* Written request
Write the data out again exactly, dropping any images it holds.

§

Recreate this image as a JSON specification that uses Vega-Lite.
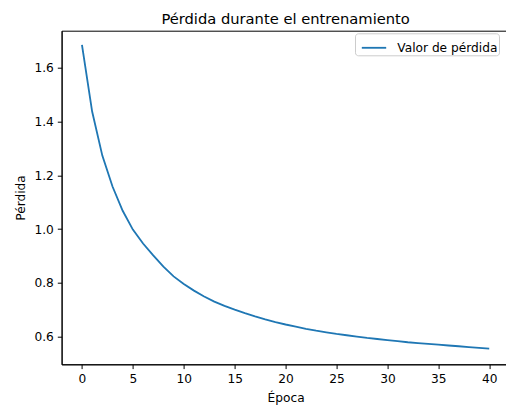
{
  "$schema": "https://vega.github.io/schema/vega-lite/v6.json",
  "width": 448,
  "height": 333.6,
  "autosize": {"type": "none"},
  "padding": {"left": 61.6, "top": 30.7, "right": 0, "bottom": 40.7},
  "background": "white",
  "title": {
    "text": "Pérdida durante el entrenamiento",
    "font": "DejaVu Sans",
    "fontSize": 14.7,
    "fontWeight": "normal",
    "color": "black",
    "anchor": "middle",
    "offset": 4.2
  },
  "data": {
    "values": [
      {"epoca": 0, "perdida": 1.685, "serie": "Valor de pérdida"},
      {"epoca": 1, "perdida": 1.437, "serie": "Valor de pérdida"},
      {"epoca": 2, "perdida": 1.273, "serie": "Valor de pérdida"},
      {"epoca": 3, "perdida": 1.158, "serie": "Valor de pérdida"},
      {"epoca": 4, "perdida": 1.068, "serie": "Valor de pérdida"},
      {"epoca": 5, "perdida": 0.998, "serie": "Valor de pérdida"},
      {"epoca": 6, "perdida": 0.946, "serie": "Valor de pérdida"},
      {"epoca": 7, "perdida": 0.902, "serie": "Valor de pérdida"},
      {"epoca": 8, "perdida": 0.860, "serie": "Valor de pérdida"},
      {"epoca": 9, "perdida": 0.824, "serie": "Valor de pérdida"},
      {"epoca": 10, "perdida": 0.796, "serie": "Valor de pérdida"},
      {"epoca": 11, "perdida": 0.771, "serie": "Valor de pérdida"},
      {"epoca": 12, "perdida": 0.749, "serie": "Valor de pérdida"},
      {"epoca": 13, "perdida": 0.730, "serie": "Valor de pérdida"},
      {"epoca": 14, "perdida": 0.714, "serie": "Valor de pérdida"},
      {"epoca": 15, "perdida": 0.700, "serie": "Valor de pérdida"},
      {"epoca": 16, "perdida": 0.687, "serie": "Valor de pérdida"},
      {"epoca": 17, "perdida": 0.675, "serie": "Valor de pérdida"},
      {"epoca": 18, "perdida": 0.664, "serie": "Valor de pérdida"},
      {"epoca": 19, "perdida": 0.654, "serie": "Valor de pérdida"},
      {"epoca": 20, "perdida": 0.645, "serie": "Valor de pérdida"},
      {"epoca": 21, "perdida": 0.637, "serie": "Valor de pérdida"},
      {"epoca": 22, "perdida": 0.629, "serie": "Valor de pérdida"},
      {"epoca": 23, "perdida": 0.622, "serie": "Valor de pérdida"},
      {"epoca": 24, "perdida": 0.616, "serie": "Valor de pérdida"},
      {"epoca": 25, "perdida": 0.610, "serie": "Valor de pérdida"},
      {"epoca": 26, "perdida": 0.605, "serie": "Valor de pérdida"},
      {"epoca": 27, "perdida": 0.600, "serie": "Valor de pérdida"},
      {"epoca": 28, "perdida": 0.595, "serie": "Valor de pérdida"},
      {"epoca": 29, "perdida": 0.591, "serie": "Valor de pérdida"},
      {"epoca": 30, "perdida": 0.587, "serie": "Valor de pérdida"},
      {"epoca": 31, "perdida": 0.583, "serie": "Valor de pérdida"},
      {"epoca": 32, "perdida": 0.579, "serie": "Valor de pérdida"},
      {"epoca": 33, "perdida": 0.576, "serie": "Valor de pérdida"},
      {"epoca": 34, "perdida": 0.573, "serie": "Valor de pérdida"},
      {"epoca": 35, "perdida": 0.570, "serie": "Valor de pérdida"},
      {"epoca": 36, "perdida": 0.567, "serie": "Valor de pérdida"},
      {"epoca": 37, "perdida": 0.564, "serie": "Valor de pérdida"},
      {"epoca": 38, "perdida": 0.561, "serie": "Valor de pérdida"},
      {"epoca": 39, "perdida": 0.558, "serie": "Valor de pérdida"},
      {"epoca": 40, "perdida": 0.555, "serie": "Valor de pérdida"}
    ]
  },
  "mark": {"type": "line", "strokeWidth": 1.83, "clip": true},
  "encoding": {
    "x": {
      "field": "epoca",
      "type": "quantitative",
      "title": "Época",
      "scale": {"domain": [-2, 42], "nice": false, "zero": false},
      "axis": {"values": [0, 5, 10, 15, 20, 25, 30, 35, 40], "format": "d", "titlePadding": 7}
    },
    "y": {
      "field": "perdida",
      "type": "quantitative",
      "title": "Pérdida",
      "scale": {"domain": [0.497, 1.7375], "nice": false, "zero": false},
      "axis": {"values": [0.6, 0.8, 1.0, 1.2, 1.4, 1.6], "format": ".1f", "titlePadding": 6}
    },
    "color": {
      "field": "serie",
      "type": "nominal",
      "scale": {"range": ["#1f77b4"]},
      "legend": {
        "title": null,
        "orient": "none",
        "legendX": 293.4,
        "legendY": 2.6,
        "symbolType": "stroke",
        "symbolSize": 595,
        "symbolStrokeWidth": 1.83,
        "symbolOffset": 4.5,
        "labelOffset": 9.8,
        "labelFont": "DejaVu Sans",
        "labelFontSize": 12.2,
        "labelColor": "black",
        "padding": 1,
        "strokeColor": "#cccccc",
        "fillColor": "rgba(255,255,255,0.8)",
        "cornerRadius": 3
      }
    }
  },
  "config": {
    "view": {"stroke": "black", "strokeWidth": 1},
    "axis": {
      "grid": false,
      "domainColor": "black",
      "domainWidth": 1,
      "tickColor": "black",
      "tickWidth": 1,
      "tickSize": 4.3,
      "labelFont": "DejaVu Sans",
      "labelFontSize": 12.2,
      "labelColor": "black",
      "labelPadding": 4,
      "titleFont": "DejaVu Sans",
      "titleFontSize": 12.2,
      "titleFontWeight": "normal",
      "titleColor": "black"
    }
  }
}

§

* Answer to the problem
Recreate this image as a JSON specification that uses Vega-Lite.
{
  "$schema": "https://vega.github.io/schema/vega-lite/v6.json",
  "width": 448,
  "height": 333.6,
  "autosize": {"type": "none"},
  "padding": {"left": 61.6, "top": 30.7, "right": 0, "bottom": 40.7},
  "background": "white",
  "title": {
    "text": "Pérdida durante el entrenamiento",
    "font": "DejaVu Sans",
    "fontSize": 14.7,
    "fontWeight": "normal",
    "color": "black",
    "anchor": "middle",
    "offset": 4.2
  },
  "data": {
    "values": [
      {"epoca": 0, "perdida": 1.685, "serie": "Valor de pérdida"},
      {"epoca": 1, "perdida": 1.437, "serie": "Valor de pérdida"},
      {"epoca": 2, "perdida": 1.273, "serie": "Valor de pérdida"},
      {"epoca": 3, "perdida": 1.158, "serie": "Valor de pérdida"},
      {"epoca": 4, "perdida": 1.068, "serie": "Valor de pérdida"},
      {"epoca": 5, "perdida": 0.998, "serie": "Valor de pérdida"},
      {"epoca": 6, "perdida": 0.946, "serie": "Valor de pérdida"},
      {"epoca": 7, "perdida": 0.902, "serie": "Valor de pérdida"},
      {"epoca": 8, "perdida": 0.860, "serie": "Valor de pérdida"},
      {"epoca": 9, "perdida": 0.824, "serie": "Valor de pérdida"},
      {"epoca": 10, "perdida": 0.796, "serie": "Valor de pérdida"},
      {"epoca": 11, "perdida": 0.771, "serie": "Valor de pérdida"},
      {"epoca": 12, "perdida": 0.749, "serie": "Valor de pérdida"},
      {"epoca": 13, "perdida": 0.730, "serie": "Valor de pérdida"},
      {"epoca": 14, "perdida": 0.714, "serie": "Valor de pérdida"},
      {"epoca": 15, "perdida": 0.700, "serie": "Valor de pérdida"},
      {"epoca": 16, "perdida": 0.687, "serie": "Valor de pérdida"},
      {"epoca": 17, "perdida": 0.675, "serie": "Valor de pérdida"},
      {"epoca": 18, "perdida": 0.664, "serie": "Valor de pérdida"},
      {"epoca": 19, "perdida": 0.654, "serie": "Valor de pérdida"},
      {"epoca": 20, "perdida": 0.645, "serie": "Valor de pérdida"},
      {"epoca": 21, "perdida": 0.637, "serie": "Valor de pérdida"},
      {"epoca": 22, "perdida": 0.629, "serie": "Valor de pérdida"},
      {"epoca": 23, "perdida": 0.622, "serie": "Valor de pérdida"},
      {"epoca": 24, "perdida": 0.616, "serie": "Valor de pérdida"},
      {"epoca": 25, "perdida": 0.610, "serie": "Valor de pérdida"},
      {"epoca": 26, "perdida": 0.605, "serie": "Valor de pérdida"},
      {"epoca": 27, "perdida": 0.600, "serie": "Valor de pérdida"},
      {"epoca": 28, "perdida": 0.595, "serie": "Valor de pérdida"},
      {"epoca": 29, "perdida": 0.591, "serie": "Valor de pérdida"},
      {"epoca": 30, "perdida": 0.587, "serie": "Valor de pérdida"},
      {"epoca": 31, "perdida": 0.583, "serie": "Valor de pérdida"},
      {"epoca": 32, "perdida": 0.579, "serie": "Valor de pérdida"},
      {"epoca": 33, "perdida": 0.576, "serie": "Valor de pérdida"},
      {"epoca": 34, "perdida": 0.573, "serie": "Valor de pérdida"},
      {"epoca": 35, "perdida": 0.570, "serie": "Valor de pérdida"},
      {"epoca": 36, "perdida": 0.567, "serie": "Valor de pérdida"},
      {"epoca": 37, "perdida": 0.564, "serie": "Valor de pérdida"},
      {"epoca": 38, "perdida": 0.561, "serie": "Valor de pérdida"},
      {"epoca": 39, "perdida": 0.558, "serie": "Valor de pérdida"},
      {"epoca": 40, "perdida": 0.555, "serie": "Valor de pérdida"}
    ]
  },
  "mark": {"type": "line", "strokeWidth": 1.83, "clip": true},
  "encoding": {
    "x": {
      "field": "epoca",
      "type": "quantitative",
      "title": "Época",
      "scale": {"domain": [-2, 42], "nice": false, "zero": false},
      "axis": {"values": [0, 5, 10, 15, 20, 25, 30, 35, 40], "format": "d", "titlePadding": 7}
    },
    "y": {
      "field": "perdida",
      "type": "quantitative",
      "title": "Pérdida",
      "scale": {"domain": [0.497, 1.7375], "nice": false, "zero": false},
      "axis": {"values": [0.6, 0.8, 1.0, 1.2, 1.4, 1.6], "format": ".1f", "titlePadding": 6}
    },
    "color": {
      "field": "serie",
      "type": "nominal",
      "scale": {"range": ["#1f77b4"]},
      "legend": {
        "title": null,
        "orient": "none",
        "legendX": 293.4,
        "legendY": 2.6,
        "symbolType": "stroke",
        "symbolSize": 595,
        "symbolStrokeWidth": 1.83,
        "symbolOffset": 4.5,
        "labelOffset": 9.8,
        "labelFont": "DejaVu Sans",
        "labelFontSize": 12.2,
        "labelColor": "black",
        "padding": 1,
        "strokeColor": "#cccccc",
        "fillColor": "rgba(255,255,255,0.8)",
        "cornerRadius": 3
      }
    }
  },
  "config": {
    "view": {"stroke": "black", "strokeWidth": 1},
    "axis": {
      "grid": false,
      "domainColor": "black",
      "domainWidth": 1,
      "tickColor": "black",
      "tickWidth": 1,
      "tickSize": 4.3,
      "labelFont": "DejaVu Sans",
      "labelFontSize": 12.2,
      "labelColor": "black",
      "labelPadding": 4,
      "titleFont": "DejaVu Sans",
      "titleFontSize": 12.2,
      "titleFontWeight": "normal",
      "titleColor": "black"
    }
  }
}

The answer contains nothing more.